At that pace, the economy isn't signaling a moderation to a soft landing, he said, suggesting no slowdown at all.

"The economy is defying gravity right now, and it's the gravity of this interest rate cycle that nobody saw coming," Camporeale told CNBC on Thursday.

With a recession potentially averted, as he expects, investors should be buying high-yield bonds that are returning upwards of 9%.

"We really like US high yield [bonds]. US high yield is a no-recession trade. A soft landing is no recession. It's also higher for longer, and a high-yield instrument yielding 9% is really attractive," Camporeale said.

To gauge whether the economy is going to enter a recession anytime soon, he said investors need to monitor three big things: GDP, the jobs market, and inflation.

And right now, on all three fronts, it doesn't look like a recession is imminent.

On GDP, Camporeale highlighted that near-5% growth is exceptionally strong, and that most importantly, it's the labor market that has been standing tall amid the scary headlines of an imminent recession.

"The labor market [is] the canary in the coal mine. That's what matters the most here," he said.

The labor market has been rock solid in recent months, with an average of 266,000 jobs being added to the economy each month over the past three months.
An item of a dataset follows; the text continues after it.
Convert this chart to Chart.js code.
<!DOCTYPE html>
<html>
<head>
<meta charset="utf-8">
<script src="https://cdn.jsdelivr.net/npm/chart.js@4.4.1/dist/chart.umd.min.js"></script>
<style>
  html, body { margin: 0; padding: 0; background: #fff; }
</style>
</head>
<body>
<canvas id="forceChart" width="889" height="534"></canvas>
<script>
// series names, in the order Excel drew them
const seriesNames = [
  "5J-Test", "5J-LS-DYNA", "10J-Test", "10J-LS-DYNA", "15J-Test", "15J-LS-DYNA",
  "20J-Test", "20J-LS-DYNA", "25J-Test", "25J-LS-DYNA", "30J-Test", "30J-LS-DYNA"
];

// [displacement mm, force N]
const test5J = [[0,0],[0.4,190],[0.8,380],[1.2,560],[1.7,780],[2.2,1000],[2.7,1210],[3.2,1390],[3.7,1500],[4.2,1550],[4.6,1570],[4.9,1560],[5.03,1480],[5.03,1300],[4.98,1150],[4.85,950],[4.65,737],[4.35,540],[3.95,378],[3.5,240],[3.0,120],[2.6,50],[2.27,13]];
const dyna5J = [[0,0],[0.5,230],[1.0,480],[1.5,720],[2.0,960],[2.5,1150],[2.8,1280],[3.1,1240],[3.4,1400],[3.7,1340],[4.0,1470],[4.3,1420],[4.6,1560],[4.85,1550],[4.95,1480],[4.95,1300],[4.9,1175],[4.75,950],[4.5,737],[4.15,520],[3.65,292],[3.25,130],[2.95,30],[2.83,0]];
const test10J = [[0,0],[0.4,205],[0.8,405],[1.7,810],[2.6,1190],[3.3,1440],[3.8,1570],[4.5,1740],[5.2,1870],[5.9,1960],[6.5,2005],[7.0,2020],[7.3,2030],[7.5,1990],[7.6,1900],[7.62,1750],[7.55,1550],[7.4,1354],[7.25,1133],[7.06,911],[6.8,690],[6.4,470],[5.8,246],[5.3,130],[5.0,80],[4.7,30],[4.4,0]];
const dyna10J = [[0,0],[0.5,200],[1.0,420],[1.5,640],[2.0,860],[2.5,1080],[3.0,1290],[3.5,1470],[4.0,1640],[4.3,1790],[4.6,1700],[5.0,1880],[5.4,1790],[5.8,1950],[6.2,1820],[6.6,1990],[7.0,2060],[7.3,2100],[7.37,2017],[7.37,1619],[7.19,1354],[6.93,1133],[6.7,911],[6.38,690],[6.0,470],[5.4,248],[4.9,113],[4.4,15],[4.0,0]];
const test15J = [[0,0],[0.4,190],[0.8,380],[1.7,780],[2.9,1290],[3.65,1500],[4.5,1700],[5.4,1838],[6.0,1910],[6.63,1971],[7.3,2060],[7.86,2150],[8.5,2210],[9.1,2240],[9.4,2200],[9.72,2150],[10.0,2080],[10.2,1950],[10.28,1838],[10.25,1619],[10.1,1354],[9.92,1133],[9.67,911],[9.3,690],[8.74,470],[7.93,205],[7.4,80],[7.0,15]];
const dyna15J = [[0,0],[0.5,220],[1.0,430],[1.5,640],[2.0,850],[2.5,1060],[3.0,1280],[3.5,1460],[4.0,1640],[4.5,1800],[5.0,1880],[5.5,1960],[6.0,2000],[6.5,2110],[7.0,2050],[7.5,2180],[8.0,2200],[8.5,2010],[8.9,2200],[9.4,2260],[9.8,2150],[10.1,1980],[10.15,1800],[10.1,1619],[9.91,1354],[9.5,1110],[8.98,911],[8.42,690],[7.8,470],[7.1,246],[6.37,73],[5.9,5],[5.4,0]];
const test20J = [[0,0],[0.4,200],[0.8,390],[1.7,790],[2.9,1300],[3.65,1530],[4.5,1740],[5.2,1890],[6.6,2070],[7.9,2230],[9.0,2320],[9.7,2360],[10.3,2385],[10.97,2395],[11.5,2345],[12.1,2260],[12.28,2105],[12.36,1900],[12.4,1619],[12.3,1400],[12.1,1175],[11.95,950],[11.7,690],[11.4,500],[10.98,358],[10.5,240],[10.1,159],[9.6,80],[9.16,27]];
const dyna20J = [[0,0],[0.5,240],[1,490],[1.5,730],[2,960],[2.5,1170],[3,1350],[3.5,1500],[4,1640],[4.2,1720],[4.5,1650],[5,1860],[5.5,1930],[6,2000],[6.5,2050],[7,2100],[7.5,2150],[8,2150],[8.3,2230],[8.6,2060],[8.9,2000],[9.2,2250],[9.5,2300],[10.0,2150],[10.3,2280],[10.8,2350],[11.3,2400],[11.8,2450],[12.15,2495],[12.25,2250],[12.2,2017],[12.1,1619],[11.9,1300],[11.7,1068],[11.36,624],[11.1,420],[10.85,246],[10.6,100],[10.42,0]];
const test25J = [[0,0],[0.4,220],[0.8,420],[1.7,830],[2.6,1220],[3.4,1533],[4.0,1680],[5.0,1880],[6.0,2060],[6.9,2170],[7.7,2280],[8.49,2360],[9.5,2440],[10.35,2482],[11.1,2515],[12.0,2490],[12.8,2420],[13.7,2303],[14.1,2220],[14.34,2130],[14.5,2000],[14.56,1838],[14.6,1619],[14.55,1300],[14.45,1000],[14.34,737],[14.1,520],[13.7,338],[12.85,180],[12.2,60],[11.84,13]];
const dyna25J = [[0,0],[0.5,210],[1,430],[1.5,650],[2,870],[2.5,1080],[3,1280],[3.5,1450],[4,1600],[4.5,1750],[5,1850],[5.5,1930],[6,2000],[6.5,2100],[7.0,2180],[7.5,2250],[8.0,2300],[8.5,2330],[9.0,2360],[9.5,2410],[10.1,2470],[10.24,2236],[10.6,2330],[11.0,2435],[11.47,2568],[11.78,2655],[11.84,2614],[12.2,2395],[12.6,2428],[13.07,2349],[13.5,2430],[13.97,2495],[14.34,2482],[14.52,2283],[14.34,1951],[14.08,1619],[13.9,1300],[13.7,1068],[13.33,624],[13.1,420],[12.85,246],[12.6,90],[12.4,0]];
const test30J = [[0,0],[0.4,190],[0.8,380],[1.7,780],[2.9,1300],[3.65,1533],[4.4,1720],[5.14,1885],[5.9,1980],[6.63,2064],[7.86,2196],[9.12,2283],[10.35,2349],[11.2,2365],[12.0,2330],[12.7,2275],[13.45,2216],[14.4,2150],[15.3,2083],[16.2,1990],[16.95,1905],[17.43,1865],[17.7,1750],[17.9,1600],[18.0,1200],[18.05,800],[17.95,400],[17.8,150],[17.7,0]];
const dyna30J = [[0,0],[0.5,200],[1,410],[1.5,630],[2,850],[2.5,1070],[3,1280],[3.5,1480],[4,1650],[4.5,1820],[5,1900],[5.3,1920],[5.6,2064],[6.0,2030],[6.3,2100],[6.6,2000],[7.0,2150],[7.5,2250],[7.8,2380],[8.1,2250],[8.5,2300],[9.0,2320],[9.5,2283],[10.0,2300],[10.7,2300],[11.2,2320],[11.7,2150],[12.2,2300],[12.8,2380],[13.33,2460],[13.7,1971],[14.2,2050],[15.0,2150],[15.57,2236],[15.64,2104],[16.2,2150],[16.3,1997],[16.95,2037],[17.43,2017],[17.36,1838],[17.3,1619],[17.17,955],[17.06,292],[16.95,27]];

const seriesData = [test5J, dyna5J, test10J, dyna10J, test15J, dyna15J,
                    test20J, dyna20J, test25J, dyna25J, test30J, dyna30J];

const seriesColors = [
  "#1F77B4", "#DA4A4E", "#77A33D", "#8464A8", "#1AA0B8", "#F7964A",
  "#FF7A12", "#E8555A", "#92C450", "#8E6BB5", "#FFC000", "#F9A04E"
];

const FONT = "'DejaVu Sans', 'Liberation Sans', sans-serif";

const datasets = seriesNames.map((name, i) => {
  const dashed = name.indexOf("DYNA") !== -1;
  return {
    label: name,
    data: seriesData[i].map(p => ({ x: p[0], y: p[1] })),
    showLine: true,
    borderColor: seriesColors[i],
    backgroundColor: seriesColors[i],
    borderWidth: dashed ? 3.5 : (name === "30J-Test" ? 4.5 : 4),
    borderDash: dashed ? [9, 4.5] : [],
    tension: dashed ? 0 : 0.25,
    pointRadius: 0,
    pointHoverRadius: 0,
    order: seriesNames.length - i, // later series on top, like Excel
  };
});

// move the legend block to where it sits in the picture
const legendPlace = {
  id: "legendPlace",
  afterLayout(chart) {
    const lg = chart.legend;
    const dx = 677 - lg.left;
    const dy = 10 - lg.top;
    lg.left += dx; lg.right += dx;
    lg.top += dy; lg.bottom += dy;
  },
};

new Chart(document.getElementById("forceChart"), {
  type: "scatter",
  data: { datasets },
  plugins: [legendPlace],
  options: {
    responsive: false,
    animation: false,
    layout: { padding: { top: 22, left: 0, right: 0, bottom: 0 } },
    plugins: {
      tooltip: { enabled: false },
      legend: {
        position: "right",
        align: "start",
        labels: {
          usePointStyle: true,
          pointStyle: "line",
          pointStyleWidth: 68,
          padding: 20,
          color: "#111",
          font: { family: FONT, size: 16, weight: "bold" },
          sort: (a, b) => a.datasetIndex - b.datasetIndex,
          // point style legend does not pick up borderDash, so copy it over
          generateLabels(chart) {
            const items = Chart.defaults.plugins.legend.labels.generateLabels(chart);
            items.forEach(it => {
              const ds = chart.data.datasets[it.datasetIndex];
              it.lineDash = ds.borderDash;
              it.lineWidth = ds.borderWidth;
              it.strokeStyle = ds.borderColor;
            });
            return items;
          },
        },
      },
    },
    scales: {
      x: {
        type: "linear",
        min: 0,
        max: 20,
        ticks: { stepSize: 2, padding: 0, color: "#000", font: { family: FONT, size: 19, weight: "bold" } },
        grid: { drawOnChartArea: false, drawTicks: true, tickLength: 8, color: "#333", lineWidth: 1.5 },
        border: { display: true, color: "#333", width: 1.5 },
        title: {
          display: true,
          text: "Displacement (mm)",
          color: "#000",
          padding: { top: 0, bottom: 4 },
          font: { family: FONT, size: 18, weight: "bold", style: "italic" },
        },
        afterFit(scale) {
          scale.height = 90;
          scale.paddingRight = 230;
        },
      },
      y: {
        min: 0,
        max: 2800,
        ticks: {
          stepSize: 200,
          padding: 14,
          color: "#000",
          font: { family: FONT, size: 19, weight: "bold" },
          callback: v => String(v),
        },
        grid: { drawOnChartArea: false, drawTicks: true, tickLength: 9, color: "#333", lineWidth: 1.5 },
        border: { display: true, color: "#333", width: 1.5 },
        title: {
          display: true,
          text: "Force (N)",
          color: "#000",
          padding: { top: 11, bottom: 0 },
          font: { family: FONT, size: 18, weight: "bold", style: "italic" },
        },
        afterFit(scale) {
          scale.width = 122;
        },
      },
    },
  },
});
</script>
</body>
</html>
Additionally, there are 1.5 job openings for every unemployed person looking for work, and weekly initial jobless claims continue to hover around 200,000, which is exceptionally low.

Finally, recent inflation readings show continued progress in the Federal Reserve reaching its goal of about 2%.

Ultimately, that means that the Fed has more risk being dovish than being hawkish, as they "can't allow inflation to reaccelerate," Camporeale said.

With that in mind, he said he expects every Fed meeting to be "live" in terms of changing interest rates, and that the two options going forward are that interest rates are either higher for longer, or even higher for longer. And in either of those scenarios, high-yield bonds should do OK, according to Camporeale.